◆ **Aim**: Set down the full listing exactly as given. Any pictures are to be left out.

================

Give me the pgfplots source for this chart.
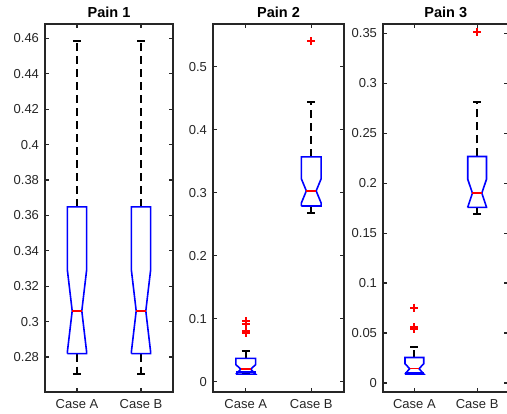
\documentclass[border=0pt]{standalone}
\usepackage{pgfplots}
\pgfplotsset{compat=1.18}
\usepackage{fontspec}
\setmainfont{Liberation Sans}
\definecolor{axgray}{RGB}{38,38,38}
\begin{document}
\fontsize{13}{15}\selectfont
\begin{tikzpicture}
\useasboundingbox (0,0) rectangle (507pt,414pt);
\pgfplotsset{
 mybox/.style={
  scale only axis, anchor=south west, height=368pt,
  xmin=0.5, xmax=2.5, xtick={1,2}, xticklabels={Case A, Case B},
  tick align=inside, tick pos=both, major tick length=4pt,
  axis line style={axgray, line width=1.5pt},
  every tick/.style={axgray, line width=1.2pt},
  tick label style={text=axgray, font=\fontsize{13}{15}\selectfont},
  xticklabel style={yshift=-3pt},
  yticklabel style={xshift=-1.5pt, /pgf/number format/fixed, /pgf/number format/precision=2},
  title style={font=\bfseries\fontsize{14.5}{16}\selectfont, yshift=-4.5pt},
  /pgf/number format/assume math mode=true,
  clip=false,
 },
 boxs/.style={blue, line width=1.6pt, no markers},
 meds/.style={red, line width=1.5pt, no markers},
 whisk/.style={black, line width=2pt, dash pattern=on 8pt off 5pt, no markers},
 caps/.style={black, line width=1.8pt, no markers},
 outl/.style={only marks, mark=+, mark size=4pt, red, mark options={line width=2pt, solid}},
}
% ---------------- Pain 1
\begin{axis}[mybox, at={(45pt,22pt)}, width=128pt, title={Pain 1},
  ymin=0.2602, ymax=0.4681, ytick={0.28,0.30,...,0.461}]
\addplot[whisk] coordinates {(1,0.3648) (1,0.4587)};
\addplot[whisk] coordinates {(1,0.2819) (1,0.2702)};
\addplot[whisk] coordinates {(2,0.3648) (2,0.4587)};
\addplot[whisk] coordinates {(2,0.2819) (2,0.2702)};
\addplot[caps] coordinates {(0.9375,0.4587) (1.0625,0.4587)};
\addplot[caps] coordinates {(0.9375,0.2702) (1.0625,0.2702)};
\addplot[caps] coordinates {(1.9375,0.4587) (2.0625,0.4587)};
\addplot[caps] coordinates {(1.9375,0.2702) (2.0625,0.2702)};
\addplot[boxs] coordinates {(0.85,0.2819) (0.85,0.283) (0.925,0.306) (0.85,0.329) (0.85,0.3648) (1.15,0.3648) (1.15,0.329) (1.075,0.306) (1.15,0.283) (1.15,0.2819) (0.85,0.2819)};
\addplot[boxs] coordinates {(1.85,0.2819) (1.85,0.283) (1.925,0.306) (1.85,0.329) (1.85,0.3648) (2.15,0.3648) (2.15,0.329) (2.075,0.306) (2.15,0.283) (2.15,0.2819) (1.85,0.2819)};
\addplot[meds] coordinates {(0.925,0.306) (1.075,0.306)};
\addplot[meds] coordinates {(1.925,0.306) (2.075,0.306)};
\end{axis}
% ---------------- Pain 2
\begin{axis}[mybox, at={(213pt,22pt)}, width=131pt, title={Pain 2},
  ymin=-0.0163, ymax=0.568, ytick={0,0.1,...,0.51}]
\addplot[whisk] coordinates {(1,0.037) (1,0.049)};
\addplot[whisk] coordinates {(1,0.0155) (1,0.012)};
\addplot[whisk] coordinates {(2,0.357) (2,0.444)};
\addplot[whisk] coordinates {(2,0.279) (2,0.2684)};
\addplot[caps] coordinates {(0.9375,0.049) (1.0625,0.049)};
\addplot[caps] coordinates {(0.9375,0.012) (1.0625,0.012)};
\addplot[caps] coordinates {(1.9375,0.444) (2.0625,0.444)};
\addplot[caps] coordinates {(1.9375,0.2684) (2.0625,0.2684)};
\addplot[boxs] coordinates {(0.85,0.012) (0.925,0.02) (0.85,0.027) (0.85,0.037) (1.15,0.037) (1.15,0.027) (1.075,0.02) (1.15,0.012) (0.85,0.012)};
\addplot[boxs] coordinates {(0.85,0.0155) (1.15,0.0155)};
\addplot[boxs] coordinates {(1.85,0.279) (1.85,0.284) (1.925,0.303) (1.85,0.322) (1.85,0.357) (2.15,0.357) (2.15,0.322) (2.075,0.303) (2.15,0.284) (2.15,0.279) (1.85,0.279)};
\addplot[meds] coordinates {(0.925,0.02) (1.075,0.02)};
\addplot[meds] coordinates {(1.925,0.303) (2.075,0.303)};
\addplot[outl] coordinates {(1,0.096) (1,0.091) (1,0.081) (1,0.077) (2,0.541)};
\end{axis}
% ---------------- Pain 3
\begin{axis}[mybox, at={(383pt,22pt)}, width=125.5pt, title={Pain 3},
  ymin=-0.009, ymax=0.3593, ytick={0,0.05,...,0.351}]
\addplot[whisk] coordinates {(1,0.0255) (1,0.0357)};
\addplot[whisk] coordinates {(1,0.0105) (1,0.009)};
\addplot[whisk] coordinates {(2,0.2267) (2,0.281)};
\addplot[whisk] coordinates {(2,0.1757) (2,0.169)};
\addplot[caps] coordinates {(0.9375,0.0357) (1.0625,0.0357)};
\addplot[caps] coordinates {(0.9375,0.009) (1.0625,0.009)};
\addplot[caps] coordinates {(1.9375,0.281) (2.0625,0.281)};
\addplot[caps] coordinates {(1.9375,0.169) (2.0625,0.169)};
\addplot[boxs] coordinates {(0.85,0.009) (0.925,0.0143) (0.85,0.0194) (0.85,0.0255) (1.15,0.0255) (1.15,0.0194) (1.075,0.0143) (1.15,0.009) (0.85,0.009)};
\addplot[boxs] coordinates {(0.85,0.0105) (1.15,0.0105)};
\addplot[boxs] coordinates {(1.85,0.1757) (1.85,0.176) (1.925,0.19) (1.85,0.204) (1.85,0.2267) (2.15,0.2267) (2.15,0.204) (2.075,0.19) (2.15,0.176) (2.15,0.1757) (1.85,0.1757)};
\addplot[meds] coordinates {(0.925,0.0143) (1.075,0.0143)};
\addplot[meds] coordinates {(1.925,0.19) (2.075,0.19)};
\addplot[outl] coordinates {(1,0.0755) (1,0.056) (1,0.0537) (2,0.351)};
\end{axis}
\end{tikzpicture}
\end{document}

================

◆ **Complete answer**:
Give me the pgfplots source for this chart.
\documentclass[border=0pt]{standalone}
\usepackage{pgfplots}
\pgfplotsset{compat=1.18}
\usepackage{fontspec}
\setmainfont{Liberation Sans}
\definecolor{axgray}{RGB}{38,38,38}
\begin{document}
\fontsize{13}{15}\selectfont
\begin{tikzpicture}
\useasboundingbox (0,0) rectangle (507pt,414pt);
\pgfplotsset{
 mybox/.style={
  scale only axis, anchor=south west, height=368pt,
  xmin=0.5, xmax=2.5, xtick={1,2}, xticklabels={Case A, Case B},
  tick align=inside, tick pos=both, major tick length=4pt,
  axis line style={axgray, line width=1.5pt},
  every tick/.style={axgray, line width=1.2pt},
  tick label style={text=axgray, font=\fontsize{13}{15}\selectfont},
  xticklabel style={yshift=-3pt},
  yticklabel style={xshift=-1.5pt, /pgf/number format/fixed, /pgf/number format/precision=2},
  title style={font=\bfseries\fontsize{14.5}{16}\selectfont, yshift=-4.5pt},
  /pgf/number format/assume math mode=true,
  clip=false,
 },
 boxs/.style={blue, line width=1.6pt, no markers},
 meds/.style={red, line width=1.5pt, no markers},
 whisk/.style={black, line width=2pt, dash pattern=on 8pt off 5pt, no markers},
 caps/.style={black, line width=1.8pt, no markers},
 outl/.style={only marks, mark=+, mark size=4pt, red, mark options={line width=2pt, solid}},
}
% ---------------- Pain 1
\begin{axis}[mybox, at={(45pt,22pt)}, width=128pt, title={Pain 1},
  ymin=0.2602, ymax=0.4681, ytick={0.28,0.30,...,0.461}]
\addplot[whisk] coordinates {(1,0.3648) (1,0.4587)};
\addplot[whisk] coordinates {(1,0.2819) (1,0.2702)};
\addplot[whisk] coordinates {(2,0.3648) (2,0.4587)};
\addplot[whisk] coordinates {(2,0.2819) (2,0.2702)};
\addplot[caps] coordinates {(0.9375,0.4587) (1.0625,0.4587)};
\addplot[caps] coordinates {(0.9375,0.2702) (1.0625,0.2702)};
\addplot[caps] coordinates {(1.9375,0.4587) (2.0625,0.4587)};
\addplot[caps] coordinates {(1.9375,0.2702) (2.0625,0.2702)};
\addplot[boxs] coordinates {(0.85,0.2819) (0.85,0.283) (0.925,0.306) (0.85,0.329) (0.85,0.3648) (1.15,0.3648) (1.15,0.329) (1.075,0.306) (1.15,0.283) (1.15,0.2819) (0.85,0.2819)};
\addplot[boxs] coordinates {(1.85,0.2819) (1.85,0.283) (1.925,0.306) (1.85,0.329) (1.85,0.3648) (2.15,0.3648) (2.15,0.329) (2.075,0.306) (2.15,0.283) (2.15,0.2819) (1.85,0.2819)};
\addplot[meds] coordinates {(0.925,0.306) (1.075,0.306)};
\addplot[meds] coordinates {(1.925,0.306) (2.075,0.306)};
\end{axis}
% ---------------- Pain 2
\begin{axis}[mybox, at={(213pt,22pt)}, width=131pt, title={Pain 2},
  ymin=-0.0163, ymax=0.568, ytick={0,0.1,...,0.51}]
\addplot[whisk] coordinates {(1,0.037) (1,0.049)};
\addplot[whisk] coordinates {(1,0.0155) (1,0.012)};
\addplot[whisk] coordinates {(2,0.357) (2,0.444)};
\addplot[whisk] coordinates {(2,0.279) (2,0.2684)};
\addplot[caps] coordinates {(0.9375,0.049) (1.0625,0.049)};
\addplot[caps] coordinates {(0.9375,0.012) (1.0625,0.012)};
\addplot[caps] coordinates {(1.9375,0.444) (2.0625,0.444)};
\addplot[caps] coordinates {(1.9375,0.2684) (2.0625,0.2684)};
\addplot[boxs] coordinates {(0.85,0.012) (0.925,0.02) (0.85,0.027) (0.85,0.037) (1.15,0.037) (1.15,0.027) (1.075,0.02) (1.15,0.012) (0.85,0.012)};
\addplot[boxs] coordinates {(0.85,0.0155) (1.15,0.0155)};
\addplot[boxs] coordinates {(1.85,0.279) (1.85,0.284) (1.925,0.303) (1.85,0.322) (1.85,0.357) (2.15,0.357) (2.15,0.322) (2.075,0.303) (2.15,0.284) (2.15,0.279) (1.85,0.279)};
\addplot[meds] coordinates {(0.925,0.02) (1.075,0.02)};
\addplot[meds] coordinates {(1.925,0.303) (2.075,0.303)};
\addplot[outl] coordinates {(1,0.096) (1,0.091) (1,0.081) (1,0.077) (2,0.541)};
\end{axis}
% ---------------- Pain 3
\begin{axis}[mybox, at={(383pt,22pt)}, width=125.5pt, title={Pain 3},
  ymin=-0.009, ymax=0.3593, ytick={0,0.05,...,0.351}]
\addplot[whisk] coordinates {(1,0.0255) (1,0.0357)};
\addplot[whisk] coordinates {(1,0.0105) (1,0.009)};
\addplot[whisk] coordinates {(2,0.2267) (2,0.281)};
\addplot[whisk] coordinates {(2,0.1757) (2,0.169)};
\addplot[caps] coordinates {(0.9375,0.0357) (1.0625,0.0357)};
\addplot[caps] coordinates {(0.9375,0.009) (1.0625,0.009)};
\addplot[caps] coordinates {(1.9375,0.281) (2.0625,0.281)};
\addplot[caps] coordinates {(1.9375,0.169) (2.0625,0.169)};
\addplot[boxs] coordinates {(0.85,0.009) (0.925,0.0143) (0.85,0.0194) (0.85,0.0255) (1.15,0.0255) (1.15,0.0194) (1.075,0.0143) (1.15,0.009) (0.85,0.009)};
\addplot[boxs] coordinates {(0.85,0.0105) (1.15,0.0105)};
\addplot[boxs] coordinates {(1.85,0.1757) (1.85,0.176) (1.925,0.19) (1.85,0.204) (1.85,0.2267) (2.15,0.2267) (2.15,0.204) (2.075,0.19) (2.15,0.176) (2.15,0.1757) (1.85,0.1757)};
\addplot[meds] coordinates {(0.925,0.0143) (1.075,0.0143)};
\addplot[meds] coordinates {(1.925,0.19) (2.075,0.19)};
\addplot[outl] coordinates {(1,0.0755) (1,0.056) (1,0.0537) (2,0.351)};
\end{axis}
\end{tikzpicture}
\end{document}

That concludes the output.